**EXERCISE PROMPT:** All lines below must be repeated exactly, with the pictures omitted.

___

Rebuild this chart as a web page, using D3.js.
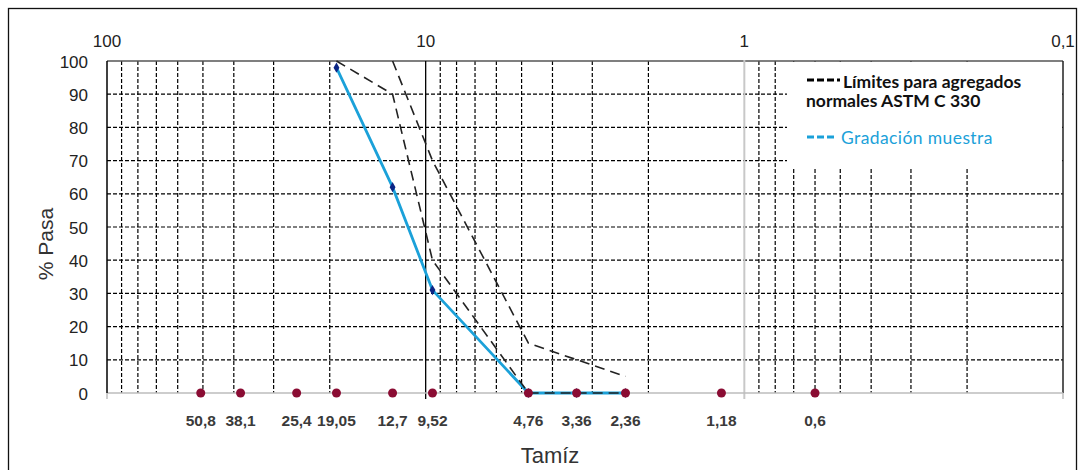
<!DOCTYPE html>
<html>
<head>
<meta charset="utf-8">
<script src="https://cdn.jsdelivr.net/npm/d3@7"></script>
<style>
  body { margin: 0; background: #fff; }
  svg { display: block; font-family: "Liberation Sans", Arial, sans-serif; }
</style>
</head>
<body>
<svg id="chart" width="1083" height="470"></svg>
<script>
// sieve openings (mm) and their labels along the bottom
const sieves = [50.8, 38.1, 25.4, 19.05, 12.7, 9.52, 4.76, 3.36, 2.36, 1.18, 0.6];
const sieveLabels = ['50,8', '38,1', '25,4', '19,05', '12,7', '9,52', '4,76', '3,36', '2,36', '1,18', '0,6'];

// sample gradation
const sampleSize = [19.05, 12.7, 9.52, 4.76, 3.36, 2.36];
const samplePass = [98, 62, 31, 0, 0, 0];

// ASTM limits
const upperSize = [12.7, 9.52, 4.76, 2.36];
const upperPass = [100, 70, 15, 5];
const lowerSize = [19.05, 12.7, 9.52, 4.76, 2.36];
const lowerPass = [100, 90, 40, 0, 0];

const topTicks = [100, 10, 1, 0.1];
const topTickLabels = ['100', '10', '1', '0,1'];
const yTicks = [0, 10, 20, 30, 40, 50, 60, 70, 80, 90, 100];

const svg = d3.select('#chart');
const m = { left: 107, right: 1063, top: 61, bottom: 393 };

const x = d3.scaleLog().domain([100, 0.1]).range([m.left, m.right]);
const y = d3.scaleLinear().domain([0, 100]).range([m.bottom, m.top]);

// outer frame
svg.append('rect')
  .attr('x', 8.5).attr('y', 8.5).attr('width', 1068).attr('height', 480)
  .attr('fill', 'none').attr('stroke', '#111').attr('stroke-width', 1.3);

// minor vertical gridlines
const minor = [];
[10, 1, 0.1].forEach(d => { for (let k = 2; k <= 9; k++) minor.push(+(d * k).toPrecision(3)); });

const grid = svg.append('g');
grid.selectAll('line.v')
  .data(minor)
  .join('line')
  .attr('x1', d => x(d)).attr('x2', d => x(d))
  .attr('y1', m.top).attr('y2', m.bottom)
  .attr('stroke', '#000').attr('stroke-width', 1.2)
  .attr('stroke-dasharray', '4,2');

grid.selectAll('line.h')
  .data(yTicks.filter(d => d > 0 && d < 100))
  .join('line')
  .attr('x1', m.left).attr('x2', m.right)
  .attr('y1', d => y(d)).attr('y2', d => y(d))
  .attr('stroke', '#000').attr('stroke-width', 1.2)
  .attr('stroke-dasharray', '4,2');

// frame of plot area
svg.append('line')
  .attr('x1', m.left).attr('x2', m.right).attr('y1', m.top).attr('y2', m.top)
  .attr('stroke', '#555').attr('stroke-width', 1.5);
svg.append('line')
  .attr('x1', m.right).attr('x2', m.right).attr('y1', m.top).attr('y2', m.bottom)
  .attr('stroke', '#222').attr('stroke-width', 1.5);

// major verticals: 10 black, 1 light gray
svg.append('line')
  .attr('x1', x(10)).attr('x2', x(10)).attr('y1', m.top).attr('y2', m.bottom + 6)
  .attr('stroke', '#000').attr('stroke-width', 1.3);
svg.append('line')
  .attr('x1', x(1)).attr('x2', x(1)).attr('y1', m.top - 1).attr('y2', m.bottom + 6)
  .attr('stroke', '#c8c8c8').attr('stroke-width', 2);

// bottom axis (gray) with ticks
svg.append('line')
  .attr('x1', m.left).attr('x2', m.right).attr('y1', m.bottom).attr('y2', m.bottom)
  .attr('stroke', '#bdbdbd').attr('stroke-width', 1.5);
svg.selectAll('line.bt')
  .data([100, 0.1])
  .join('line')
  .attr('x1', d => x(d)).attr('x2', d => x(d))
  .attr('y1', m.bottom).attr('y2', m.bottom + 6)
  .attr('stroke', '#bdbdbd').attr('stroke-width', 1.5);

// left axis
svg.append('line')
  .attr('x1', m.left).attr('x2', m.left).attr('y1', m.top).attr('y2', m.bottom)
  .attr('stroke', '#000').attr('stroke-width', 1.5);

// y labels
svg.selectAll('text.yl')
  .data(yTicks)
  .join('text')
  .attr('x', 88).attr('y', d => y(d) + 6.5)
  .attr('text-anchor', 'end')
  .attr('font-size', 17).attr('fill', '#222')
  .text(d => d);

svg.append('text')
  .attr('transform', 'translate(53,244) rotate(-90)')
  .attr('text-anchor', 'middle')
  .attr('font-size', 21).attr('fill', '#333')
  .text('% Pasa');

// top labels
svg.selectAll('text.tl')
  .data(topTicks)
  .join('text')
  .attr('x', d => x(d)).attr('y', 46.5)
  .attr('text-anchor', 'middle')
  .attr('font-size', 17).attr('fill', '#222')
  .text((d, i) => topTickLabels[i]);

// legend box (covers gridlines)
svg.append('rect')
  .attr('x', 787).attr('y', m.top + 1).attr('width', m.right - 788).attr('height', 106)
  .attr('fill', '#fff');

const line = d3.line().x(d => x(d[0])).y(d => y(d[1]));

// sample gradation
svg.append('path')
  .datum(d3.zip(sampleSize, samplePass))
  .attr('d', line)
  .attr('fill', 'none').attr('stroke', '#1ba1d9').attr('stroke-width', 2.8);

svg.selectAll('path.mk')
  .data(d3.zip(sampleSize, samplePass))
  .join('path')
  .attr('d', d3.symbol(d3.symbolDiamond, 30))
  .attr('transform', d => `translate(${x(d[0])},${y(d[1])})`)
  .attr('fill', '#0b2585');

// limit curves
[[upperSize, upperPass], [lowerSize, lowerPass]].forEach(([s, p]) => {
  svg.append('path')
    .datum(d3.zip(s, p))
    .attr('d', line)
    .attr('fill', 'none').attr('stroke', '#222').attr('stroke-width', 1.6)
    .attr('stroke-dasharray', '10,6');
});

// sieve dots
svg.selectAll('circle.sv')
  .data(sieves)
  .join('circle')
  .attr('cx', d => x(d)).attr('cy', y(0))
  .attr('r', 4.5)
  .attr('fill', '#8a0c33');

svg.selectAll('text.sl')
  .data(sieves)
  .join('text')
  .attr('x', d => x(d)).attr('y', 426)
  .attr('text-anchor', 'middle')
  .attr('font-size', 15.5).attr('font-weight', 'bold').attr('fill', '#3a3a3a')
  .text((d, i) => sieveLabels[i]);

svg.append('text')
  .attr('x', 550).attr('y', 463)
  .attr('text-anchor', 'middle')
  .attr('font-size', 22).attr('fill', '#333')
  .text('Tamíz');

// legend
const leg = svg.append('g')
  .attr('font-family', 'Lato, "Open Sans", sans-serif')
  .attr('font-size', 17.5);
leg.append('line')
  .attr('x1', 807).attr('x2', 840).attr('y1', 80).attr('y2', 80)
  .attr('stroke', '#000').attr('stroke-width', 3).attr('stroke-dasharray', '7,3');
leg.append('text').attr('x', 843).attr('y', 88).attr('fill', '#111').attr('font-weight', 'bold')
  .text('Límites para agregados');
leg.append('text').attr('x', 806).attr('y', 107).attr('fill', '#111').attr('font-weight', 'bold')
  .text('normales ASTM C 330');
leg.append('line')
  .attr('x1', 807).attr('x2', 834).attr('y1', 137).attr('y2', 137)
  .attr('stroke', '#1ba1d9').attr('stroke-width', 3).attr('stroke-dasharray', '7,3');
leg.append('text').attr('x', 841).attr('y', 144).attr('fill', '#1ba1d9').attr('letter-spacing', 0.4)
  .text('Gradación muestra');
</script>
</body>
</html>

___

**COMPLETED EXERCISE:**
Rebuild this chart as a web page, using D3.js.
<!DOCTYPE html>
<html>
<head>
<meta charset="utf-8">
<script src="https://cdn.jsdelivr.net/npm/d3@7"></script>
<style>
  body { margin: 0; background: #fff; }
  svg { display: block; font-family: "Liberation Sans", Arial, sans-serif; }
</style>
</head>
<body>
<svg id="chart" width="1083" height="470"></svg>
<script>
// sieve openings (mm) and their labels along the bottom
const sieves = [50.8, 38.1, 25.4, 19.05, 12.7, 9.52, 4.76, 3.36, 2.36, 1.18, 0.6];
const sieveLabels = ['50,8', '38,1', '25,4', '19,05', '12,7', '9,52', '4,76', '3,36', '2,36', '1,18', '0,6'];

// sample gradation
const sampleSize = [19.05, 12.7, 9.52, 4.76, 3.36, 2.36];
const samplePass = [98, 62, 31, 0, 0, 0];

// ASTM limits
const upperSize = [12.7, 9.52, 4.76, 2.36];
const upperPass = [100, 70, 15, 5];
const lowerSize = [19.05, 12.7, 9.52, 4.76, 2.36];
const lowerPass = [100, 90, 40, 0, 0];

const topTicks = [100, 10, 1, 0.1];
const topTickLabels = ['100', '10', '1', '0,1'];
const yTicks = [0, 10, 20, 30, 40, 50, 60, 70, 80, 90, 100];

const svg = d3.select('#chart');
const m = { left: 107, right: 1063, top: 61, bottom: 393 };

const x = d3.scaleLog().domain([100, 0.1]).range([m.left, m.right]);
const y = d3.scaleLinear().domain([0, 100]).range([m.bottom, m.top]);

// outer frame
svg.append('rect')
  .attr('x', 8.5).attr('y', 8.5).attr('width', 1068).attr('height', 480)
  .attr('fill', 'none').attr('stroke', '#111').attr('stroke-width', 1.3);

// minor vertical gridlines
const minor = [];
[10, 1, 0.1].forEach(d => { for (let k = 2; k <= 9; k++) minor.push(+(d * k).toPrecision(3)); });

const grid = svg.append('g');
grid.selectAll('line.v')
  .data(minor)
  .join('line')
  .attr('x1', d => x(d)).attr('x2', d => x(d))
  .attr('y1', m.top).attr('y2', m.bottom)
  .attr('stroke', '#000').attr('stroke-width', 1.2)
  .attr('stroke-dasharray', '4,2');

grid.selectAll('line.h')
  .data(yTicks.filter(d => d > 0 && d < 100))
  .join('line')
  .attr('x1', m.left).attr('x2', m.right)
  .attr('y1', d => y(d)).attr('y2', d => y(d))
  .attr('stroke', '#000').attr('stroke-width', 1.2)
  .attr('stroke-dasharray', '4,2');

// frame of plot area
svg.append('line')
  .attr('x1', m.left).attr('x2', m.right).attr('y1', m.top).attr('y2', m.top)
  .attr('stroke', '#555').attr('stroke-width', 1.5);
svg.append('line')
  .attr('x1', m.right).attr('x2', m.right).attr('y1', m.top).attr('y2', m.bottom)
  .attr('stroke', '#222').attr('stroke-width', 1.5);

// major verticals: 10 black, 1 light gray
svg.append('line')
  .attr('x1', x(10)).attr('x2', x(10)).attr('y1', m.top).attr('y2', m.bottom + 6)
  .attr('stroke', '#000').attr('stroke-width', 1.3);
svg.append('line')
  .attr('x1', x(1)).attr('x2', x(1)).attr('y1', m.top - 1).attr('y2', m.bottom + 6)
  .attr('stroke', '#c8c8c8').attr('stroke-width', 2);

// bottom axis (gray) with ticks
svg.append('line')
  .attr('x1', m.left).attr('x2', m.right).attr('y1', m.bottom).attr('y2', m.bottom)
  .attr('stroke', '#bdbdbd').attr('stroke-width', 1.5);
svg.selectAll('line.bt')
  .data([100, 0.1])
  .join('line')
  .attr('x1', d => x(d)).attr('x2', d => x(d))
  .attr('y1', m.bottom).attr('y2', m.bottom + 6)
  .attr('stroke', '#bdbdbd').attr('stroke-width', 1.5);

// left axis
svg.append('line')
  .attr('x1', m.left).attr('x2', m.left).attr('y1', m.top).attr('y2', m.bottom)
  .attr('stroke', '#000').attr('stroke-width', 1.5);

// y labels
svg.selectAll('text.yl')
  .data(yTicks)
  .join('text')
  .attr('x', 88).attr('y', d => y(d) + 6.5)
  .attr('text-anchor', 'end')
  .attr('font-size', 17).attr('fill', '#222')
  .text(d => d);

svg.append('text')
  .attr('transform', 'translate(53,244) rotate(-90)')
  .attr('text-anchor', 'middle')
  .attr('font-size', 21).attr('fill', '#333')
  .text('% Pasa');

// top labels
svg.selectAll('text.tl')
  .data(topTicks)
  .join('text')
  .attr('x', d => x(d)).attr('y', 46.5)
  .attr('text-anchor', 'middle')
  .attr('font-size', 17).attr('fill', '#222')
  .text((d, i) => topTickLabels[i]);

// legend box (covers gridlines)
svg.append('rect')
  .attr('x', 787).attr('y', m.top + 1).attr('width', m.right - 788).attr('height', 106)
  .attr('fill', '#fff');

const line = d3.line().x(d => x(d[0])).y(d => y(d[1]));

// sample gradation
svg.append('path')
  .datum(d3.zip(sampleSize, samplePass))
  .attr('d', line)
  .attr('fill', 'none').attr('stroke', '#1ba1d9').attr('stroke-width', 2.8);

svg.selectAll('path.mk')
  .data(d3.zip(sampleSize, samplePass))
  .join('path')
  .attr('d', d3.symbol(d3.symbolDiamond, 30))
  .attr('transform', d => `translate(${x(d[0])},${y(d[1])})`)
  .attr('fill', '#0b2585');

// limit curves
[[upperSize, upperPass], [lowerSize, lowerPass]].forEach(([s, p]) => {
  svg.append('path')
    .datum(d3.zip(s, p))
    .attr('d', line)
    .attr('fill', 'none').attr('stroke', '#222').attr('stroke-width', 1.6)
    .attr('stroke-dasharray', '10,6');
});

// sieve dots
svg.selectAll('circle.sv')
  .data(sieves)
  .join('circle')
  .attr('cx', d => x(d)).attr('cy', y(0))
  .attr('r', 4.5)
  .attr('fill', '#8a0c33');

svg.selectAll('text.sl')
  .data(sieves)
  .join('text')
  .attr('x', d => x(d)).attr('y', 426)
  .attr('text-anchor', 'middle')
  .attr('font-size', 15.5).attr('font-weight', 'bold').attr('fill', '#3a3a3a')
  .text((d, i) => sieveLabels[i]);

svg.append('text')
  .attr('x', 550).attr('y', 463)
  .attr('text-anchor', 'middle')
  .attr('font-size', 22).attr('fill', '#333')
  .text('Tamíz');

// legend
const leg = svg.append('g')
  .attr('font-family', 'Lato, "Open Sans", sans-serif')
  .attr('font-size', 17.5);
leg.append('line')
  .attr('x1', 807).attr('x2', 840).attr('y1', 80).attr('y2', 80)
  .attr('stroke', '#000').attr('stroke-width', 3).attr('stroke-dasharray', '7,3');
leg.append('text').attr('x', 843).attr('y', 88).attr('fill', '#111').attr('font-weight', 'bold')
  .text('Límites para agregados');
leg.append('text').attr('x', 806).attr('y', 107).attr('fill', '#111').attr('font-weight', 'bold')
  .text('normales ASTM C 330');
leg.append('line')
  .attr('x1', 807).attr('x2', 834).attr('y1', 137).attr('y2', 137)
  .attr('stroke', '#1ba1d9').attr('stroke-width', 3).attr('stroke-dasharray', '7,3');
leg.append('text').attr('x', 841).attr('y', 144).attr('fill', '#1ba1d9').attr('letter-spacing', 0.4)
  .text('Gradación muestra');
</script>
</body>
</html>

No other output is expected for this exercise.